“I miei piccoli dispiaceri”: Miriam Toews e la potenza di un legame fra due sorelle
“To her I pour'd forth all my puny sorrows;/ (As a sick patient in a nurse's arms,)/ And of the heart those hidden maladies / That e'en from friendship's eye will shrink ashamed.”
Questi sono i versi famosissimi di To a Friend di S. T. Coleridge da cui trae il titolo l'ultimo libro di Miriam Toews, I miei piccoli dispiaceri, edito in Italia da Marcos y Marcos.
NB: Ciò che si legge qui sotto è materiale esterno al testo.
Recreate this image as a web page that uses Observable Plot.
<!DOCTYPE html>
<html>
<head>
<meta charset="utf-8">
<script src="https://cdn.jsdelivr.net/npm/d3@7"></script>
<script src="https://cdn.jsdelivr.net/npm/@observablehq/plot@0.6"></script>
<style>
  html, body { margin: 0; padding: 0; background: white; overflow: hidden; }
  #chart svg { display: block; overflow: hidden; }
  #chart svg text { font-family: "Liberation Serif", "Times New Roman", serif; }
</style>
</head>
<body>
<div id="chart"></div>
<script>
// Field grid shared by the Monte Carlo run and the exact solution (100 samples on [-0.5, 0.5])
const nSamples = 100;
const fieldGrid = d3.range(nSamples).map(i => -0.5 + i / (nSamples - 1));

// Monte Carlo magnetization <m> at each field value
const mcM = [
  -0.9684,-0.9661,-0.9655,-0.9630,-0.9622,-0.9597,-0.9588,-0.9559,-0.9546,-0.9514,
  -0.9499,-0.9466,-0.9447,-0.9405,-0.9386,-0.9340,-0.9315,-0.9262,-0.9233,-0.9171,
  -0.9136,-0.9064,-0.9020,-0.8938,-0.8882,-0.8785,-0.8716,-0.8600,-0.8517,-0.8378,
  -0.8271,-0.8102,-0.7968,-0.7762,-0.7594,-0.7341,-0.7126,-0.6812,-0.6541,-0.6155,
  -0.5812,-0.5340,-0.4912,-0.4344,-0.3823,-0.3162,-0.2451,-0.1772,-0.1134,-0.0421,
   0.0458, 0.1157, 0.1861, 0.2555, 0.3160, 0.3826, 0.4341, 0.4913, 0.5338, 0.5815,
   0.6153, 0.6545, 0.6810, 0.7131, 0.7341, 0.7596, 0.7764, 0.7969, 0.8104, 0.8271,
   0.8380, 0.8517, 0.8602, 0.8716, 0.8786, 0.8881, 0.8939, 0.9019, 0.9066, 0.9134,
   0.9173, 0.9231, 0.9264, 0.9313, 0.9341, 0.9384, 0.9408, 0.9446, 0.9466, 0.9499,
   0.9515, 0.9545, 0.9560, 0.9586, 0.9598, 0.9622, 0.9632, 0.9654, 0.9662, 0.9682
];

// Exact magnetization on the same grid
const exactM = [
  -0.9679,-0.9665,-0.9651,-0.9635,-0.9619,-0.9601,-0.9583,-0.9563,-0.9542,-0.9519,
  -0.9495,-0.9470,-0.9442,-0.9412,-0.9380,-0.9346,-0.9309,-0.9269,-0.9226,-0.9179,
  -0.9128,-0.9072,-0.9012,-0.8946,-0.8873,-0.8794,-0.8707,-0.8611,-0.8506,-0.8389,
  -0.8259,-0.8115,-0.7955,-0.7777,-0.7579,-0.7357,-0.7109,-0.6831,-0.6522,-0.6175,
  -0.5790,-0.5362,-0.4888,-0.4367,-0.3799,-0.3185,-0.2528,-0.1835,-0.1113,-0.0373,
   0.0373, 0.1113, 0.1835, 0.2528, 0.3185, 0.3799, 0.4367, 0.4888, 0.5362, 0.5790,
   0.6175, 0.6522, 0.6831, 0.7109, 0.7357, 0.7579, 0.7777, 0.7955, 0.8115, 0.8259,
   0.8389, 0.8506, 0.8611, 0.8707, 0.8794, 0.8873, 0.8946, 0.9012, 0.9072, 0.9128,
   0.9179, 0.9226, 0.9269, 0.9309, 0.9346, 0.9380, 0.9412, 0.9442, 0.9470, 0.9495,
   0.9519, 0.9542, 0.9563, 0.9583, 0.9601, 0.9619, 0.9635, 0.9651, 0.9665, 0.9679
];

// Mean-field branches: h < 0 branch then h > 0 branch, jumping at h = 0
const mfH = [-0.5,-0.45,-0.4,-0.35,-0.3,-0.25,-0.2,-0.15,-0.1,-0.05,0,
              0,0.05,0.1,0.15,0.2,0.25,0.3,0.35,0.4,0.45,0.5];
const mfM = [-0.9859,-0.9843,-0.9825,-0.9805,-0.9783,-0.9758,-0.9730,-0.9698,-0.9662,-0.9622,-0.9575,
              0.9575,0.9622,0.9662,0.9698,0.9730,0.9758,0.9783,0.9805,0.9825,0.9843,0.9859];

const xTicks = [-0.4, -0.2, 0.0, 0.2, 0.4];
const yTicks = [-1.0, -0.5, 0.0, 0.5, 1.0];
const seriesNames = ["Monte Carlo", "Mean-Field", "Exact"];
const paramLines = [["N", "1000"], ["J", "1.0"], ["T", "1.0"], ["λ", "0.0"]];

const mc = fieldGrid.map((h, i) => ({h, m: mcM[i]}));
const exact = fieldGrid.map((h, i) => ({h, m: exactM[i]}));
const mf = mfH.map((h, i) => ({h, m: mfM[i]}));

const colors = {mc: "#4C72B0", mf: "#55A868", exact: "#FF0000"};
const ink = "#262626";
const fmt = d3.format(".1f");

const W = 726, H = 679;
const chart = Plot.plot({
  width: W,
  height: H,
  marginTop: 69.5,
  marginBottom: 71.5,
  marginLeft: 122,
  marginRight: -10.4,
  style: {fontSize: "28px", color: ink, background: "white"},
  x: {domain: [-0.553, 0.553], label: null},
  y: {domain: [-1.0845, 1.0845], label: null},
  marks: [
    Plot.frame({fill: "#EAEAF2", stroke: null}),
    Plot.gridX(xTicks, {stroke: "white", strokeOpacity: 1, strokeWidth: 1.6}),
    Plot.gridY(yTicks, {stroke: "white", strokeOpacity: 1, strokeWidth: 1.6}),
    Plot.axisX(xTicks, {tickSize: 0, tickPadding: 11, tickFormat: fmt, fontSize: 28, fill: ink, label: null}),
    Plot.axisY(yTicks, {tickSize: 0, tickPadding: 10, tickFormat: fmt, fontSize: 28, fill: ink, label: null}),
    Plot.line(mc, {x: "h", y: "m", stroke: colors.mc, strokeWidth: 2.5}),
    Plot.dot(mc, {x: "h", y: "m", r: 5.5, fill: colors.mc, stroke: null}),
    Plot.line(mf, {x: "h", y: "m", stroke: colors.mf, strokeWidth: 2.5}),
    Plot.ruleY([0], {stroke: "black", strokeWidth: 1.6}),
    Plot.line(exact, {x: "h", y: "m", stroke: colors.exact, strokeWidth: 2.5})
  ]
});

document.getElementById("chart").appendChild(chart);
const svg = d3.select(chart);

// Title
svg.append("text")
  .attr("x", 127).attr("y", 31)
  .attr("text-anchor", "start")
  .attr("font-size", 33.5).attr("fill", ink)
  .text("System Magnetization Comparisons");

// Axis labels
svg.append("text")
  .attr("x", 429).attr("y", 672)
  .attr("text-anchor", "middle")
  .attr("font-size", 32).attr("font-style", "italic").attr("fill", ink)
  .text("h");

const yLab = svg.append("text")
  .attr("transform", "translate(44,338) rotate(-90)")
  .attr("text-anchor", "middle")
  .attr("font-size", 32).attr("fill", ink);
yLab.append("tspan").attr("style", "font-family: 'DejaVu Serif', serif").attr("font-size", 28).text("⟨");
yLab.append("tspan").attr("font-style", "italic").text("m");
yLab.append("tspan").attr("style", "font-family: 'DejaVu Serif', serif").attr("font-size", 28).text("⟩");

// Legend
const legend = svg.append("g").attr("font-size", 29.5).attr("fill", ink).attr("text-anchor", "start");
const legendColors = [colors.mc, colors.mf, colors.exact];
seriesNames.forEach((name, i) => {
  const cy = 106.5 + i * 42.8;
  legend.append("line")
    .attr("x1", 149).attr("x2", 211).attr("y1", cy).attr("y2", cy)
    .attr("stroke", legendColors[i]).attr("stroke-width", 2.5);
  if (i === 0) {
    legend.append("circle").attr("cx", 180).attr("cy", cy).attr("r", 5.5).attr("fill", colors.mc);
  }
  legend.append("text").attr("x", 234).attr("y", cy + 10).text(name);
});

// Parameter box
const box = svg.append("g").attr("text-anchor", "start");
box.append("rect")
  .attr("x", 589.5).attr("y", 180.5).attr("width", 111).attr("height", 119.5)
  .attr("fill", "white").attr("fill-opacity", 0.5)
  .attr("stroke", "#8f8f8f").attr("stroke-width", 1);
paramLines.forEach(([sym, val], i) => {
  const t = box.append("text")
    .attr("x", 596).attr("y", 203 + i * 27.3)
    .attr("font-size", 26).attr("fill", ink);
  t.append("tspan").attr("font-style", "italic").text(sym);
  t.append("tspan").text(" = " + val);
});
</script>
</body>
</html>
Secondo un felice procedimento retorico per cui una citazione diviene più densa e ricca quando richiama ciò che è al di fuori del suo testo, forse i versi più importanti per capire il titolo sono quelli che ne completano il periodo, che potremmo tradurre così: “in lei ho profuso tutti i miei piccoli dispiaceri /(come un paziente che soffre fra le braccia di un’infermiera)/ e tutte quelle malattie nascoste del cuore/ che si sottrarrebbero persino agli occhi dell’amicizia, per timidezza”.
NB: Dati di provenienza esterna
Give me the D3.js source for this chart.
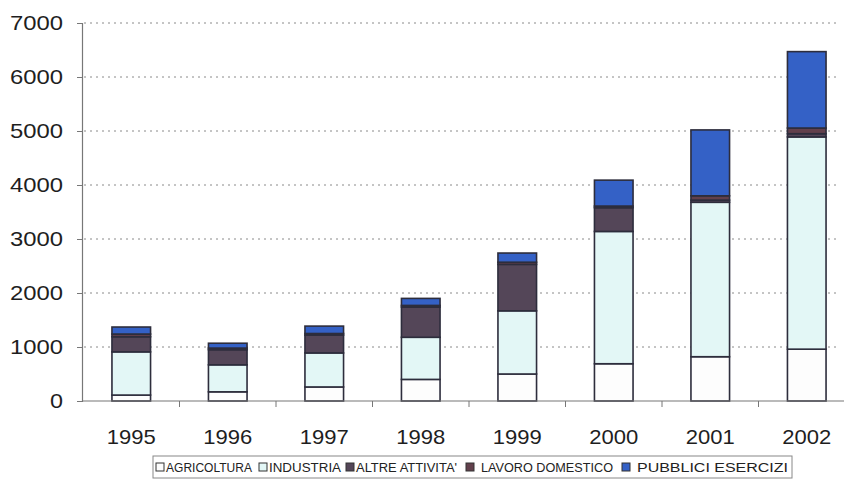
<!DOCTYPE html>
<html><head><meta charset="utf-8">
<script src="https://cdn.jsdelivr.net/npm/d3@7"></script>
<style>html,body{margin:0;padding:0;background:#fff;overflow:hidden}</style>
</head><body>
<svg id="c" width="844" height="481"></svg>
<script>
const years = ['1995','1996','1997','1998','1999','2000','2001','2002'];
const agricoltura = [110, 170, 260, 400, 500, 690, 820, 960];
const industria = [800, 500, 630, 780, 1170, 2450, 2860, 3930];
const altreAttivita = [280, 280, 330, 560, 860, 440, 40, 60];
const lavoroDomestico = [50, 30, 30, 30, 40, 30, 80, 105];
const pubbliciEsercizi = [130, 90, 137, 130, 170, 480, 1220, 1415];
const seriesNames = ['AGRICOLTURA','INDUSTRIA',"ALTRE ATTIVITA'",'LAVORO DOMESTICO','PUBBLICI ESERCIZI'];
const yTicks = [0,1000,2000,3000,4000,5000,6000,7000];

const colors = ['#fdfdfd','#e3f7f6','#544658','#62404c','#3461c6'];
const keys = ['a','i','t','l','p'];
const rows = years.map((y,k)=>({year:y,a:agricoltura[k],i:industria[k],t:altreAttivita[k],l:lavoroDomestico[k],p:pubbliciEsercizi[k]}));
const stacked = d3.stack().keys(keys)(rows);

const svg = d3.select('#c');
const x = d3.scaleBand().domain(years).range([83, 855]).paddingInner(0.6).paddingOuter(0.3);
const y = d3.scaleLinear().domain([0,7000]).range([401, 23]);

// gridlines
svg.append('g').selectAll('line').data(yTicks.filter(d=>d>0)).join('line')
  .attr('x1',84).attr('x2',840).attr('y1',d=>y(d)).attr('y2',d=>y(d))
  .attr('stroke','#8a8a8a').attr('stroke-width',1).attr('stroke-dasharray','2,4');

// bars
svg.append('g').selectAll('g').data(stacked).join('g')
  .attr('fill',(d,i)=>colors[i])
  .selectAll('rect').data(d=>d).join('rect')
  .attr('x',d=>x(d.data.year)).attr('width',x.bandwidth())
  .attr('y',d=>y(d[1])).attr('height',d=>y(d[0])-y(d[1]))
  .attr('stroke','#2d2d3c').attr('stroke-width',1.6);

// y axis
const yAxis = svg.append('g').attr('transform','translate(82,0)')
  .call(d3.axisLeft(y).tickValues(yTicks).tickSize(5).tickFormat(d3.format('d')));
yAxis.select('.domain').attr('stroke','#777').attr('stroke-width',1.2);
yAxis.selectAll('.tick line').attr('stroke','#777');
yAxis.selectAll('text').attr('font-family','Liberation Sans, Arial, sans-serif')
  .attr('font-size',21).attr('fill','#1e1e1e').attr('x',-19)
  .attr('textLength',53).attr('lengthAdjust','spacingAndGlyphs');
yAxis.selectAll('.tick').filter(d=>d===0).select('text').attr('textLength',13);

// x axis
const xAxis = svg.append('g').attr('transform','translate(0,401)')
  .call(d3.axisBottom(x).tickSize(0).tickPadding(0));
xAxis.select('.domain').attr('stroke','#777').attr('stroke-width',1.2).attr('d','M82,0H844');
xAxis.selectAll('text').attr('font-family','Liberation Sans, Arial, sans-serif')
  .attr('font-size',21).attr('fill','#1e1e1e').attr('dy',0).attr('y',43)
  .attr('textLength',49).attr('lengthAdjust','spacingAndGlyphs');
// category boundary ticks
const bounds = years.slice(1).map(yr=>x(yr)-x.step()*x.paddingInner()/2);
svg.append('g').selectAll('line').data(bounds).join('line')
  .attr('x1',d=>d).attr('x2',d=>d).attr('y1',401).attr('y2',407)
  .attr('stroke','#777');

// legend
const lg = svg.append('g');
lg.append('rect').attr('x',153).attr('y',456).attr('width',639).attr('height',22)
  .attr('fill','none').attr('stroke','#888').attr('stroke-width',1);
const legX = [156, 259, 346, 466, 622];
const legTx = [166, 269, 356, 481, 637];
const legW = [86, 72, 101, 132, 151];
seriesNames.forEach((n,i)=>{
  lg.append('rect').attr('x',legX[i]).attr('y',463).attr('width',8).attr('height',8)
    .attr('fill',colors[i]).attr('stroke','#333').attr('stroke-width',1);
  lg.append('text').attr('x',legTx[i]).attr('y',472).text(n)
    .attr('font-family','Liberation Sans, Arial, sans-serif').attr('font-size',12)
    .attr('fill','#222').attr('textLength',legW[i]).attr('lengthAdjust','spacingAndGlyphs');
});
</script>
</body></html>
Infatti questo romanzo, che sembra essere paradigmatico della poetica complessa di Miriam Toews parla della vicinanza- o meglio- dell’intimità di due sorelle, come tutte le sorelle diversissime fra di loro; un’intimità dunque inattesa e inaspettata eppure ritrovata a causa di uno dei diritti più moralmente complessi e compromessi: il diritto di morire.
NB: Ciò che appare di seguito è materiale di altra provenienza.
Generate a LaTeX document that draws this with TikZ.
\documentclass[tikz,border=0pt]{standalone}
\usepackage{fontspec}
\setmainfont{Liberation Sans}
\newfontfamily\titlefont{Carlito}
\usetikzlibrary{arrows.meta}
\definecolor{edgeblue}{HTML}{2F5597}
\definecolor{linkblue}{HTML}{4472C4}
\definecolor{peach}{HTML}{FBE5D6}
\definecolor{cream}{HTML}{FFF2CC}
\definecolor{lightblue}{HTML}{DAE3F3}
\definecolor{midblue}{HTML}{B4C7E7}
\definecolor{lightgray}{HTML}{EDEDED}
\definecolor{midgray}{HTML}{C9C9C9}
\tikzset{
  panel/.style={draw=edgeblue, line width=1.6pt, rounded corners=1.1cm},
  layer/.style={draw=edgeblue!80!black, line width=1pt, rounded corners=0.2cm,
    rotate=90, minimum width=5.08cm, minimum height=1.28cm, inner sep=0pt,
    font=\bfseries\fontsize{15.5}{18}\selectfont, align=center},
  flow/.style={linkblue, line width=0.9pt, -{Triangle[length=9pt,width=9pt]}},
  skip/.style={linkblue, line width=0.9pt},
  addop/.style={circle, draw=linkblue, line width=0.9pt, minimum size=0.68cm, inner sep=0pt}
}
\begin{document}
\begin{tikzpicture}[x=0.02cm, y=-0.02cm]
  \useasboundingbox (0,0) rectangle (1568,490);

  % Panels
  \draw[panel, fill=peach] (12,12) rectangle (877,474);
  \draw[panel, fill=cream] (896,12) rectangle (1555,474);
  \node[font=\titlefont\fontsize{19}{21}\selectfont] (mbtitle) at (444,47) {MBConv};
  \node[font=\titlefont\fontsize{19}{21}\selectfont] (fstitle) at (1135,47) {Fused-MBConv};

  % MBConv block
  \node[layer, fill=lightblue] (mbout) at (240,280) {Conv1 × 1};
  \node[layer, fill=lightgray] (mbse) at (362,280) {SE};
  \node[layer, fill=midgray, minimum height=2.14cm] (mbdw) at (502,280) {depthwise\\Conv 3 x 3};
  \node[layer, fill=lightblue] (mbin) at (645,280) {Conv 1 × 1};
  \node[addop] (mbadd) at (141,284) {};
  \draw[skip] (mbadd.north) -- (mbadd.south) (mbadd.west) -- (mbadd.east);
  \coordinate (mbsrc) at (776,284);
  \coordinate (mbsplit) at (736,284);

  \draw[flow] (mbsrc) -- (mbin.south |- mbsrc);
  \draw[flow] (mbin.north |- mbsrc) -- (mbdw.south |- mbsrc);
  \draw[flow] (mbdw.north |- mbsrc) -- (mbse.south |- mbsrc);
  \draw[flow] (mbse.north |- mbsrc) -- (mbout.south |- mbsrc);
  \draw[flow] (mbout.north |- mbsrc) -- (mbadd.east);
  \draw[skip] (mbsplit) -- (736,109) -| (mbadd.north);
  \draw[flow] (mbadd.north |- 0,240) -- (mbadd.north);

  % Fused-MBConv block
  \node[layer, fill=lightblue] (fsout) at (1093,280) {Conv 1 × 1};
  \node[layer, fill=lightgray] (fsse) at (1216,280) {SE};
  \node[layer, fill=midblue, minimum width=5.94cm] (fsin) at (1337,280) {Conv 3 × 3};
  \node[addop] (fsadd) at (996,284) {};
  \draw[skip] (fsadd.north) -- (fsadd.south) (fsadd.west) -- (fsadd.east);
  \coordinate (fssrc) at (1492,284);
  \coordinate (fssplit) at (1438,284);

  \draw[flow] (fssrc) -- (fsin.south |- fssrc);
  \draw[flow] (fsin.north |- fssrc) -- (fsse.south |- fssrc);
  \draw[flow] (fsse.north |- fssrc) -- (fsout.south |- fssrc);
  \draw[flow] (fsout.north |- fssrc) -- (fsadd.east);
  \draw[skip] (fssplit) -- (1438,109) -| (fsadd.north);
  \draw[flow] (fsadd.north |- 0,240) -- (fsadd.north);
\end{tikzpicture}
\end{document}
E mentre il diritto a morire torna alla ribalta delle cronache, va rimarcato che I miei piccoli dispiaceri, storia di una donna che aiuta la sorella a morire, è in realtà soprattutto un'indagine sulla intimità e sul senso di familiarità ritrovato dalle due sorelle di cui narra.
Miriam Toews è un’autrice di grande respiro sia per pensiero che per capacità letteraria, in grado, secondo i suoi critici più entusiasti, di fondere lirismo, sarcasmo, ironia e addirittura grottesco in storie, come questa, dotate di sincera e potente vibrazione drammatica.
Il tema del suicidio le è caro perché ha attraversato tragicamente la sua famiglia, a partire da quando suo padre, membro di spicco di una piccola comunità canadese anabattista, si tolse la vita dopo la fuga della stessa Toews da Steinbach, questo il nome della cittadina. tale esperienza terribile è descritta in altro successo, dal titolo Swing: low, che intreccia molti nodi profondi della sua poetica, non solo la morte e la volontà di porre fine alla vita, ma anche il fanatismo religioso e poi le relazioni familiari, che sono al centro praticamente di tutti i suoi lavori.
E almeno in un paio di questi libri di fiction, in oltre, si soffermano sul carico simbolico e retorico che porta con sé il conflitto padre-figlia, Mi chiamo Irma Voth e Un complicato atto d’amore, in cui l’autrice sviscera la dinamica emotivamente complessa che porta a ribellarsi alle credenze del proprio genitori, acquisendo catarticamente un nuovo sguardo sulla propria persona e sullo spessore, sulla consistenza dei valori, religiosi o laici, proposti dal mondo in cui veniamo alla luce.
La Toews è quindi un’autrice capace di scrivere libri che avvicinano le persone, che schiudono il loro mondo emotivo al di sotto dei rapporti sociali e dei rapporti di forza siano essi culturali o familiari, un disincanto e una voglia di indipendenza culturale e emotiva si affiancano alla capacità di descrivere le relazioni con uno slancio emotivo mai patetico perché complesso.
L’abbiamo intervistata in occasione del festival organizzato da Antonio Monda Le Conversazioni, il cui tema titolava, quest’anno, Revolution. Miriam Toews è un’autrice che declina tale tema, la rivoluzione, nel modo più pregnante, essendo i suoi romanzi tutti incentrati sul mutamento, ovvero sulla rottura di equilibri psicologici e relazionali. E sulla necessità di tale rottura per comprendere in modo più profondo l’universo immobile che i suoi eroi e le sue eroine sono in grado di mettere in discussione, anche attraverso lo sguardo partecipe, la forza emotiva e la penna della loro creatrice.